Even when a big one has gone wrong, it has ended up being right. After ten years on Kauai, I decided it was time for another one of those seemingly precipitous moves. The target destination was Costa Rica, a place I was a little familiar with, having visited a number of times when I was in the nature tourism business. I actually did some planning, a break from my earlier form. I rented a house on the Nicoya Peninsula, where I planned to live. After a few weeks, I was feeling seriously relaxed, pushing me into the move. I was taking buses on dusty potholed roads and hitchhiking when I wasn’t bussing.

You can’t cheat change and it wasn’t until I gave away virtually everything I owned and moved to Costa Rica several months after my reconnaissance that I actually realized what I had done. During my time on Kauai, I had gotten too enmeshed in too many things, like the Farm Bureau and the sustainability discussion. I wasn’t in a relationship, having been exhausted by one several years before the big move. The work I was doing gradually drained my spirit. It hurts when you work everyday in a venture that will ultimately fail and realize you are doing it for a lousy check.

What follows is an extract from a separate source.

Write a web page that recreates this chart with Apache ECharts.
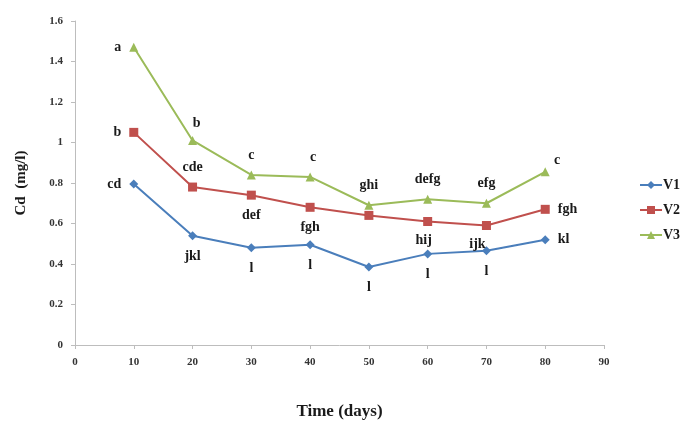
<!DOCTYPE html>
<html><head><meta charset="utf-8">
<script src="https://cdn.jsdelivr.net/npm/echarts@6/dist/echarts.min.js"></script>
<style>html,body{margin:0;padding:0;background:#fff}#c{width:687px;height:425px}</style>
</head><body><div id="c"></div>
<script>
const days = [10, 20, 30, 40, 50, 60, 70, 80];
const v1 = [0.795, 0.54, 0.48, 0.495, 0.385, 0.45, 0.465, 0.52];
const v2 = [1.05, 0.78, 0.74, 0.68, 0.64, 0.61, 0.59, 0.67];
const v3 = [1.47, 1.01, 0.84, 0.83, 0.69, 0.72, 0.70, 0.855];
const v1Letters = ['cd', 'jkl', 'l', 'l', 'l', 'l', 'l', 'kl'];
const v2Letters = ['b', 'cde', 'def', 'fgh', '', 'hij', 'ijk', 'fgh'];
const v3Letters = ['a', 'b', 'c', 'c', 'ghi', 'defg', 'efg', 'c'];
const xTicks = [0, 10, 20, 30, 40, 50, 60, 70, 80, 90];
const yTicks = [0, 0.2, 0.4, 0.6, 0.8, 1, 1.2, 1.4, 1.6];

const v1Pos = ['left', 'bottom', 'bottom', 'bottom', 'bottom', 'bottom', 'bottom', 'right'];
const v2Pos = ['left', 'top', 'bottom', 'bottom', 'bottom', 'bottom', 'bottom', 'right'];
const v3Pos = ['left', 'top', 'top', 'top', 'top', 'top', 'top', 'top'];
const v2Offsets = [[0,0],[0,0],[0,0],[0,0],[0,0],[-4,-2],[-9,-2],[0,0]];
const v3Offsets = [[0,0],[4,2],[0,0],[3,0],[0,0],[0,0],[0,0],[12,8]];

const font = '"Liberation Serif", "Times New Roman", serif';
function build(vals, letters, pos, offs) {
  return vals.map((v, i) => ({
    value: [days[i], v],
    label: {
      show: letters[i] !== '',
      formatter: letters[i],
      position: pos[i],
      distance: pos[i] === 'bottom' ? 9 : 8,
      offset: offs ? offs[i] : [0, 0]
    }
  }));
}
const labelStyle = { fontFamily: font, fontWeight: 'bold', fontSize: 14, color: '#1a1a1a' };

const chart = echarts.init(document.getElementById('c'));
chart.setOption({
  animation: false,
  grid: { left: 75, right: 83, top: 21, bottom: 78, containLabel: false },
  xAxis: {
    type: 'value', min: 0, max: 90, interval: 10,
    name: 'Time (days)', nameLocation: 'middle', nameGap: 58,
    nameTextStyle: { fontFamily: font, fontWeight: 'bold', fontSize: 17, color: '#1a1a1a' },
    axisLine: { lineStyle: { color: '#bdbdbd', width: 1 } },
    axisTick: { show: true, length: 4, lineStyle: { color: '#bdbdbd' } },
    splitLine: { show: false },
    axisLabel: { fontFamily: font, fontWeight: 'bold', fontSize: 11, color: '#333', margin: 12,
      formatter: v => xTicks.includes(v) ? String(v) : '' }
  },
  yAxis: {
    type: 'value', min: 0, max: 1.6, interval: 0.2,
    name: 'Cd  (mg/l)', nameLocation: 'middle', nameGap: 46, nameRotate: 90,
    nameTextStyle: { fontFamily: font, fontWeight: 'bold', fontSize: 15, color: '#1a1a1a' },
    axisLine: { show: true, lineStyle: { color: '#bdbdbd', width: 1 } },
    axisTick: { show: true, length: 4, lineStyle: { color: '#bdbdbd' } },
    splitLine: { show: false },
    axisLabel: { fontFamily: font, fontWeight: 'bold', fontSize: 11, color: '#333', margin: 12,
      formatter: v => { const t = yTicks.find(y => Math.abs(y - v) < 1e-6); return t === undefined ? '' : String(t); } }
  },
  legend: {
    orient: 'vertical', left: 634, top: 173, itemGap: 11, itemWidth: 22, itemHeight: 10,
    textStyle: { fontFamily: font, fontWeight: 'bold', fontSize: 14, color: '#1a1a1a', padding: [0, 0, 0, -4] },
    data: ['V1', 'V2', 'V3']
  },
  series: [
    { name: 'V1', type: 'line', data: build(v1, v1Letters, v1Pos), symbol: 'diamond', symbolSize: 9,
      itemStyle: { color: '#4a7ebb' }, lineStyle: { color: '#4a7ebb', width: 2 }, label: labelStyle },
    { name: 'V2', type: 'line', data: build(v2, v2Letters, v2Pos, v2Offsets), symbol: 'rect', symbolSize: 9,
      itemStyle: { color: '#c0504d' }, lineStyle: { color: '#c0504d', width: 2 }, label: labelStyle },
    { name: 'V3', type: 'line', data: build(v3, v3Letters, v3Pos, v3Offsets), symbol: 'triangle', symbolSize: 9,
      itemStyle: { color: '#9bbb59' }, lineStyle: { color: '#9bbb59', width: 2 }, label: labelStyle }
  ]
});
</script></body></html>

Until you are living the change, you’re floating in the safety of a chance yet to be taken. I loved the idea of getting away from here and it was necessary for me to commit to leaving and I sure did. It only took a few days for me to book another one-way ticket, this one back to my home, Kauai. The world I had built for myself here cannot be topped. More than anything else, I feel I’m part of this place and she is shining bright inside. I want to be with her forever. Trite as it sounds, I had to go away in order to come back and start over.

Little changes and chances occur at an infinite pace everyday. I am now uncomfortable when I see Elana, who used to cut my hair because I just stopped going, without any explanation. I swear the drama of changing hair cutters was one of the reasons I buzz cut my hair for years. This last time it happened, I promised myself the NEXT time I would initiate conversation with her.

For the moment, the crown of attention has to be awarded to my upcoming solo motorcycle ride in mid-September. I have fourteen stops in sixteen days, starting and finishing in San Francisco. I will be on two lane roads, winding through mountain passes at elevations of 9,000 feet and higher. My ride is now a Harley Davidson Street Glide, nearly twice the size of my own. Conversation will be a big factor on the ride, providing added dimension for my shared stories. Avoiding interaction out of shyness or discomfort will take away from my experience. There will be no hair cutter syndrome on this ride.

Taking chances and making changes are what my upcoming ride is about and that’s really why it is on my mind at the moment. Hope you can stick around to see how it all turns out.

In between writing this and posting it, I saw Elana again and I went over to her, knowing I could fulfill my promise all in the same story. I apologized for avoiding her and shared my including it in something I had just written. I met her two children and her husband and can now look good in your eyes as well.